Generated video URL. Valid for 24 hours after task completion.

https://xxx/1.mp4"

usage.video_duration

Float

Generated video duration (seconds).

"video_duration": 10.23

usage.video_ratio

String

Generated video aspect ratio type. Value: standard (output matches original by default).

"video_ratio": "standard"

usage.size

String

Generated video resolution (matches input).

"size": "1080*1920"

usage.fps

Integer

Generated video frame rate (matches input).

"fps": 25

request_id

String

Request ID.

7574ee8f-38a3-4b1e-9280-11c33ab46e51

Sample request

curl -X GET 'https://dashscope.aliyuncs.com/api/v1/tasks/<YOUR_TASK_ID>' \
--header "Authorization: Bearer $DASHSCOPE_API_KEY"

Sample response

{
    "request_id": "87b9dce5-7f36-4305-a347-xxxxxx",
    "output": {
        "task_id": "3afd65eb-9604-48ea-8a91-xxxxxx",
        "task_status": "SUCCEEDED",
        "submit_time": "2025-09-11 20:15:29.887",
        "scheduled_time": "2025-09-11 20:15:36.741",
        "end_time": "2025-09-11 20:16:40.577",
        "video_url": "http://dashscope-result-sh.oss-cn-shanghai.aliyuncs.com/xxx.mp4?Expires=xxx"
    },
    "usage": {
        "video_duration": 7.2,
        "size": "1080*1920",
        "video_ratio": "standard",
        "fps": 25
    }
}

Sample error response

{
    "request_id": "7574ee8f-38a3-4b1e-9280-11c33ab46e51",
  	"output": {
        "task_id": "a8532587-fa8c-4ef8-82be-0c46b17950d1", 
    	"task_status": "FAILED",
    	"code": "xxx", 
    	"message": "xxxxxx" 
    }  
}

Error codes

See Error messages for general status codes.
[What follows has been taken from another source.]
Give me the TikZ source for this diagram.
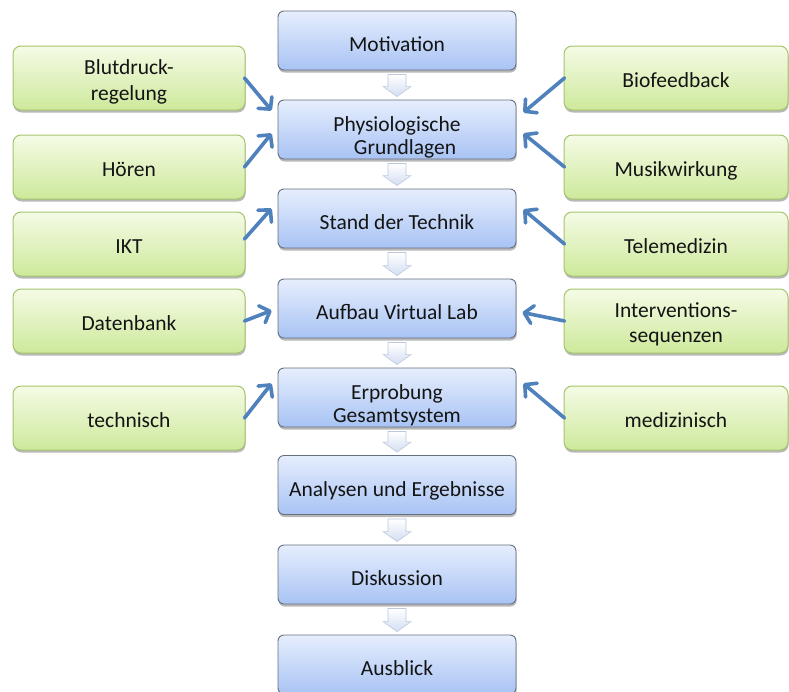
\documentclass[tikz,border=0pt]{standalone}
\usepackage{fontspec}
\setmainfont{Carlito}
\usetikzlibrary{arrows.meta,shadows,calc}

\definecolor{stepline}{HTML}{666F7E}
\definecolor{steptop}{HTML}{E6EEFD}
\definecolor{stepbot}{HTML}{A8C3F4}
\definecolor{topicline}{HTML}{A5C46E}
\definecolor{topictop}{HTML}{F5FBE6}
\definecolor{topicbot}{HTML}{CDE99B}
\definecolor{linkblue}{HTML}{4F81BD}
\definecolor{flowline}{HTML}{BCC8DD}
\definecolor{flowbot}{HTML}{D3DEF2}

% two centred lines, the first line's baseline being the box baseline
\newcommand\twoline[3][0pt]{\begin{tabular}[t]{@{}c@{}}#2\\[#1]#3\end{tabular}}

\tikzset{
  boxbase/.style={align=center, inner sep=0pt, text=black!92,
    font=\fontsize{21.5}{23}\selectfont,
    drop shadow={shadow xshift=0.6pt, shadow yshift=-2.5pt, opacity=0.28, fill=black}},
  stepbox/.style={boxbase, rounded corners=6pt, draw=stepline, line width=0.9pt,
    top color=steptop, bottom color=stepbot, minimum width=238pt, minimum height=59pt,
    text height=22.6pt, text depth=0pt},
  steptwo/.style={stepbox, text height=3pt, text depth=0pt},
  topicbox/.style={boxbase, rounded corners=8pt, draw=topicline, line width=1pt,
    top color=topictop, bottom color=topicbot, minimum height=64pt,
    text height=19.4pt, text depth=0pt},
  topictwo/.style={text height=0pt, text depth=6.4pt},
  leftbox/.style={topicbox, minimum width=232pt},
  rightbox/.style={topicbox, minimum width=224pt},
  link/.style={draw=linkblue, line width=3.6pt, line cap=round,
    -{Straight Barb[length=8.5pt,width=18pt,round]}},
  flowarrow/.style={top color=white, bottom color=flowbot, draw=flowline, line width=0.6pt}
}

% hollow block arrow from the bottom of one step to the top of the next
\newcommand\flowstep[2]{%
  \path[flowarrow]
    ([xshift=-9pt,yshift=-4pt]#1.south) -- ([xshift=9pt,yshift=-4pt]#1.south)
    -- ([xshift=9pt,yshift=13pt]#2.north) -- ([xshift=14pt,yshift=13pt]#2.north)
    -- ([yshift=3pt]#2.north) -- ([xshift=-14pt,yshift=13pt]#2.north)
    -- ([xshift=-9pt,yshift=13pt]#2.north) -- cycle;}

\begin{document}
\begin{tikzpicture}[x=1pt,y=-1pt]
\useasboundingbox (0,0) rectangle (789,691);
\clip (0,0) rectangle (789,691);
\fill[white] (0,0) rectangle (789,691);

% main sequence
\node[stepbox] (mot)  at (397,40.5)  {Motivation};
\node[steptwo] (phys) at (397,129.5) {\twoline{Physiologische}{\hspace*{16pt}Grundlagen}};
\node[stepbox] (sdt)  at (397,218.5) {Stand der Technik};
\node[stepbox] (vlab) at (397,308.5) {Aufbau Virtual Lab};
\node[steptwo] (erp)  at (397,397.5) {\twoline{Erprobung}{Gesamtsystem}};
\node[stepbox] (ana)  at (397,485)   {Analysen und Ergebnisse};
\node[stepbox] (disk) at (397,574.5) {Diskussion};
\node[stepbox] (ausb) at (397,664.5) {Ausblick};

\flowstep{mot}{phys}
\flowstep{phys}{sdt}
\flowstep{sdt}{vlab}
\flowstep{vlab}{erp}
\flowstep{erp}{ana}
\flowstep{ana}{disk}
\flowstep{disk}{ausb}

% left topics
\node[leftbox,topictwo] (blut) at (129,78)  {\twoline[3pt]{Blutdruck-}{regelung}};
\node[leftbox] (hoer) at (129,167) {Hören};
\node[leftbox] (ikt)  at (129,244) {IKT};
\node[leftbox] (db)   at (129,321) {Datenbank};
\node[leftbox] (tech) at (129,418) {technisch};

% right topics
\node[rightbox] (bio)   at (676,78)  {Biofeedback};
\node[rightbox] (musik) at (676,167) {Musikwirkung};
\node[rightbox] (tele)  at (676,244) {Telemedizin};
\node[rightbox,topictwo] (inter) at (676,321) {\twoline[2pt]{Interventions-}{sequenzen}};
\node[rightbox] (med)   at (676,418) {medizinisch};

% links into the main sequence
\draw[link] ([xshift=-1pt]blut.east) -- ([xshift=-6pt,yshift=19pt]phys.west);
\draw[link] ([xshift=-1pt]hoer.east) -- ([xshift=-6pt,yshift=-4pt]phys.west);
\draw[link] ([xshift=-1pt,yshift=5pt]ikt.east) -- ([xshift=-6pt,yshift=10pt]sdt.west);
\draw[link] ([xshift=-1pt]db.east) -- ([xshift=-6pt,yshift=-2pt]vlab.west);
\draw[link] ([xshift=-1pt]tech.east) -- ([xshift=-6pt,yshift=14pt]erp.west);

\draw[link] ([xshift=1pt]bio.west) -- ([xshift=7pt,yshift=17pt]phys.east);
\draw[link] ([xshift=1pt]musik.west) -- ([xshift=7pt,yshift=-4pt]phys.east);
\draw[link] ([xshift=1pt]tele.west) -- ([xshift=7pt,yshift=9pt]sdt.east);
\draw[link] ([xshift=1pt]inter.west) -- ([xshift=6pt,yshift=-4pt]vlab.east);
\draw[link] ([xshift=1pt]med.west) -- ([xshift=7pt,yshift=14pt]erp.east);
\end{tikzpicture}
\end{document}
Model-specific error codes:

HTTP return code

Error code

Error message

Description

400

InvalidParameter

Field required: xxx

Missing or incorrect request parameter.

400

InvalidURL.ConnectionRefused

Connection to ${url} refused, please provide avaiable URL

Download rejected. Provide an available URL.

400

InvalidURL.Timeout

Download ${url} timeout, please check network connection.

Download timed out (timeout: 60s).

400

InvalidFile.Size

Invalid file size. The video/audio/image file size must be less than **MB.
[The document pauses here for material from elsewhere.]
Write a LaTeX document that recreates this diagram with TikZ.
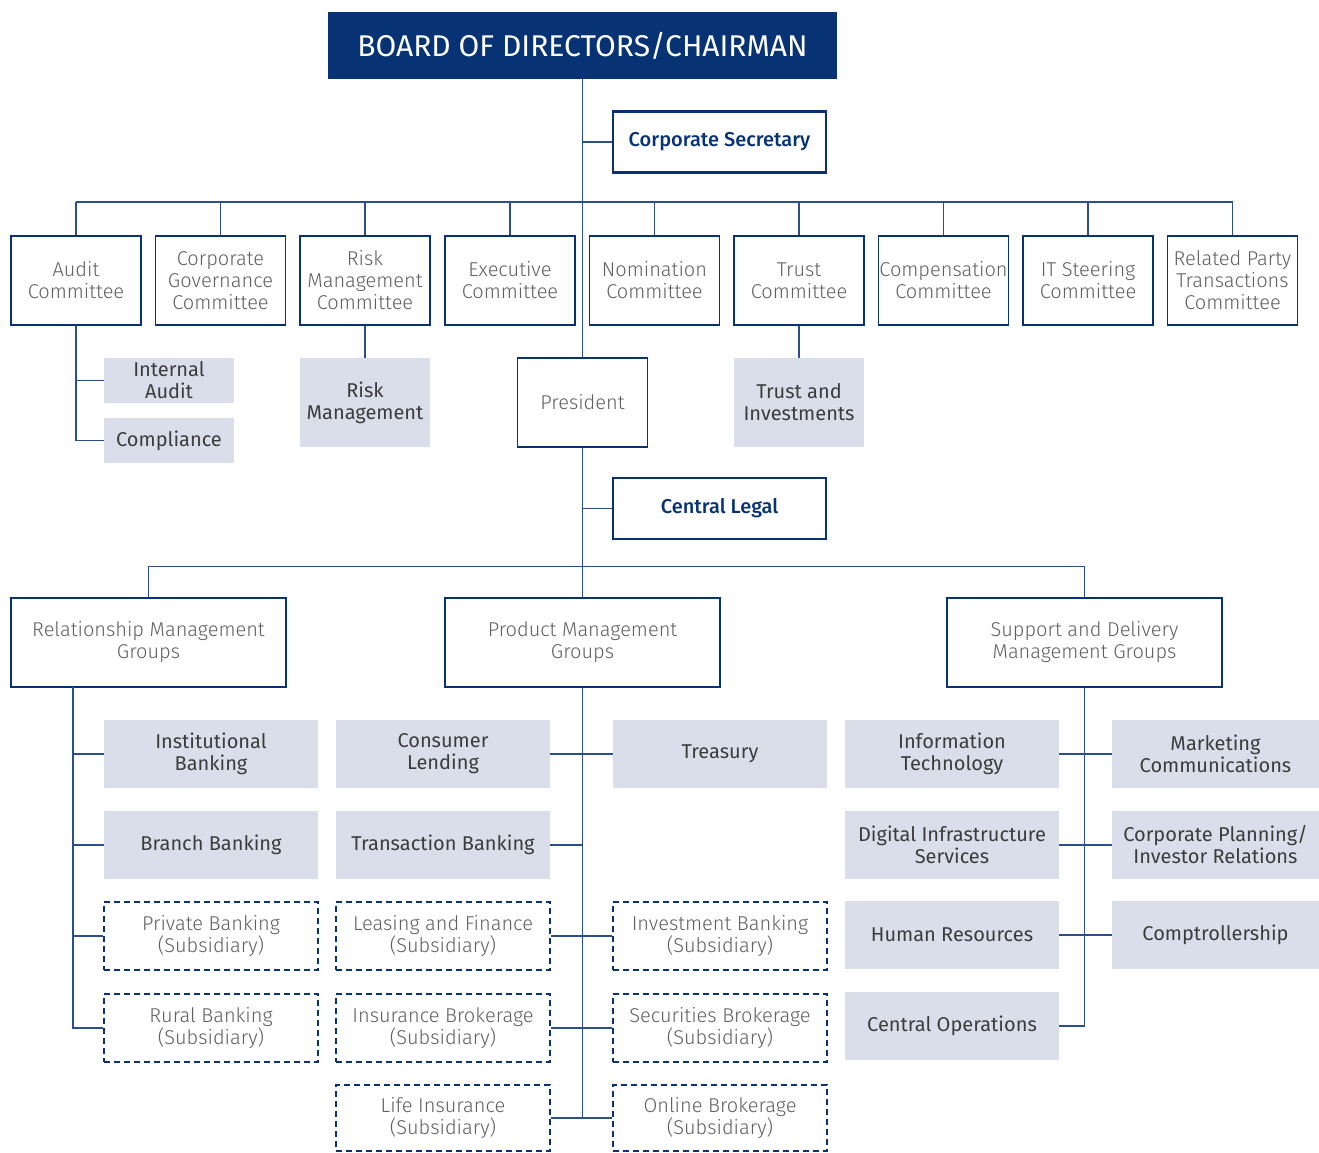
\documentclass[tikz,border=0pt]{standalone}
\usepackage{fontspec}
\usepackage{tikz}
\setmainfont{Fira Sans}
\newfontfamily\lt{Fira Sans Light}
\newfontfamily\md{Fira Sans Medium}
\definecolor{navy}{RGB}{7,51,116}
\definecolor{wire}{RGB}{44,79,140}
\definecolor{pale}{RGB}{218,222,235}
\definecolor{grey}{RGB}{96,96,96}
\definecolor{ink}{RGB}{60,60,60}
\def\txt{\fontsize{20}{22}\selectfont}

\tikzset{
  comm/.style={draw=navy, line width=1.3pt, fill=white, text=grey, align=center,
    minimum width=130pt, minimum height=89pt, inner sep=0pt, font=\lt\txt},
  grp/.style={comm, minimum width=275pt},
  sub/.style={fill=pale, text=ink, align=center, minimum width=130pt,
    minimum height=89pt, inner sep=0pt, font=\txt},
  unit/.style={sub, minimum width=214pt, minimum height=68pt},
  subsid/.style={draw=navy, line width=1.8pt, dash pattern=on 6pt off 4pt, fill=white,
    text=grey, align=center, minimum width=214pt, minimum height=68pt,
    inner sep=0pt, font=\lt\txt},
  key/.style={draw=navy, line width=2.5pt, fill=white, text=navy, align=center,
    minimum width=213pt, minimum height=61pt, font=\md\txt},
  link/.style={draw=wire, line width=1.5pt}
}

\begin{document}
\begin{tikzpicture}[x=1pt,y=-1pt]
\useasboundingbox (0,0) rectangle (1319,1153);

% top
\node[fill=navy, text=white, minimum width=509pt, minimum height=67pt,
  font=\fontsize{30}{34}\selectfont] (board) at (582.5,45.5) {BOARD OF DIRECTORS/CHAIRMAN};
\node[key] (csec) at (719.5,142) {Corporate Secretary};
\node[comm] (pres) at (582.5,402.5) {President};
\node[key] (legal) at (719.5,508.5) {Central Legal};

% committees
\coordinate (cbar) at (0,202);
\foreach \n/\x/\t in {audit/76/{Audit\\Committee}, gov/220.5/{Corporate\\Governance\\Committee},
  risk/365/{Risk\\Management\\Committee}, exec/510/{Executive\\Committee},
  nom/654.5/{Nomination\\Committee}, trust/799/{Trust\\Committee},
  pay/943.5/{Compensation\\Committee}, its/1088/{IT Steering\\Committee},
  rpt/1232.5/{Related Party\\Transactions\\Committee}}{
  \node[comm] (\n) at (\x,280.5) {\t};
  \draw[link] (\n.north) -- (\n.north |- cbar);
}
\draw[link] (audit.north |- cbar) -- (rpt.north |- cbar);

\node[sub, minimum height=45pt] (iaudit) at (169,380.5) {Internal\\Audit};
\node[sub, minimum height=45pt] (compl) at (169,440.5) {Compliance};
\node[sub] (riskm) at (365,402.5) {Risk\\Management};
\node[sub] (trinv) at (799,402.5) {Trust and\\Investments};

\draw[link] (audit.south) |- (compl.west);
\draw[link] (iaudit.west) -- (iaudit.west -| audit.south);
\draw[link] (risk.south) -- (riskm.north);
\draw[link] (trust.south) -- (trinv.north);

\draw[link] (board.south) -- (pres.north);
\draw[link] (csec.west) -- (csec.west -| board.south);
\draw[link] (pres.south) -- ++(0,151);
\draw[link] (legal.west) -- (legal.west -| pres.south);

% groups
\node[grp] (rmg) at (148.5,642.5) {Relationship Management\\Groups};
\node[grp] (pmg) at (582.5,642.5) {Product Management\\Groups};
\node[grp] (sdmg) at (1084.5,642.5) {Support and Delivery\\Management Groups};
\draw[link] (rmg.north) -- ++(0,-31) -| (sdmg.north);

% relationship management
\coordinate (rl) at (73,687);
\node[unit] (inst) at (211,754) {Institutional\\Banking};
\node[unit] (branch) at (211,845) {Branch Banking};
\node[subsid] (priv) at (211,936) {Private Banking\\(Subsidiary)};
\node[subsid] (rural) at (211,1028) {Rural Banking\\(Subsidiary)};
\draw[link] (rl) |- (rural.west);
\foreach \n in {inst, branch, priv}
  \draw[link] (\n.west) -- (\n.west -| rl);

% product management
\node[unit] (cons) at (443,754) {Consumer\\Lending};
\node[unit] (trans) at (443,845) {Transaction Banking};
\node[subsid] (lease) at (443,936) {Leasing and Finance\\(Subsidiary)};
\node[subsid] (insur) at (443,1028) {Insurance Brokerage\\(Subsidiary)};
\node[subsid, minimum height=66pt] (life) at (443,1118) {Life Insurance\\(Subsidiary)};
\node[unit] (treas) at (720,754) {Treasury};
\node[subsid] (invb) at (720,936) {Investment Banking\\(Subsidiary)};
\node[subsid] (secb) at (720,1028) {Securities Brokerage\\(Subsidiary)};
\node[subsid, minimum height=66pt] (online) at (720,1118) {Online Brokerage\\(Subsidiary)};
\draw[link] (pmg.south) -- (pmg.south |- life.east);
\draw[link] (cons.east) -- (treas.west);
\draw[link] (trans.east) -- (trans.east -| pmg.south);
\draw[link] (lease.east) -- (invb.west);
\draw[link] (insur.east) -- (secb.west);
\draw[link] (life.east) -- (online.west);

% support and delivery
\node[unit] (it) at (952,754) {Information\\Technology};
\node[unit] (digi) at (952,845) {Digital Infrastructure\\Services};
\node[unit] (hr) at (952,935) {Human Resources};
\node[unit] (ops) at (952,1026) {Central Operations};
\node[unit, minimum width=207pt] (mkt) at (1215.5,754) {Marketing\\Communications};
\node[unit, minimum width=207pt] (plan) at (1215.5,845) {Corporate Planning/\\Investor Relations};
\node[unit, minimum width=207pt] (ctrl) at (1215.5,935) {Comptrollership};
\draw[link] (sdmg.south) |- (ops.east);
\draw[link] (it.east) -- (mkt.west);
\draw[link] (digi.east) -- (plan.west);
\draw[link] (hr.east) -- (ctrl.west);
\end{tikzpicture}
\end{document}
File must be smaller than ** MB.

400

InvalidFile.Format

Invalid file format,the request file format is one of the following types: MP4, AVI, MOV, MP3, WAV, AAC, JPEG, JPG, PNG, BMP, and WEBP.

Invalid file format. Supported: Video (MP4/AVI/MOV), Audio (MP3/WAV/AAC), Image (JPG/JPEG/PNG/BMP/WebP).

400

InvalidFile.Resolution

Invalid video resolution. The height or width of video must be 640 ~ 2048.

Video side length must be 640-2048 pixels.

400

InvalidFile.FPS

Invalid video FPS. The video FPS must be 15 ~ 60.

Video frame rate must be 15-60 fps.

400

InvalidFile.Duration

Invalid file duration. The video/audio file duration must be 2s ~ 120s.

Video/audio duration must be 2-120 seconds.

400

InvalidFile.ImageSize

The size of image is beyond limit.

Image size exceeds limit. Aspect ratio must be 2 or less; longest side must be 4,096 pixels or less.

400

InvalidFile.Openerror

Invalid file, cannot open file as video/audio/image.

Cannot open file.

400

InvalidFile.Content

The input image has no human body or multi human bodies. Please upload other image with single person.

Image contains no person or multiple people.

400

InvalidFile.FaceNotMatch

There are no matched face in the video with the provided reference image.

Reference face does not match any video face.

FAQ

  1. How do I handle input video and audio with different durations?

    By default, the longer file is truncated to match the shorter one. To loop the video to match the audio length, set video_extension to true (reverses then plays forward).

  2. How does the API handle silent segments in the input audio?

    Model generates closed-mouth frames for silent audio segments.

  3. What happens when a video frame contains no face, but the corresponding audio has speech?

    Original frame is preserved; audio continues. Lip-sync only applies to frames with detectable faces.

  4. How do I select a specific person for lip-syncing in a video with multiple people?

    API syncs one person only. Use input.ref_image_url to specify the target face. If omitted, the largest face in the first frame is synced.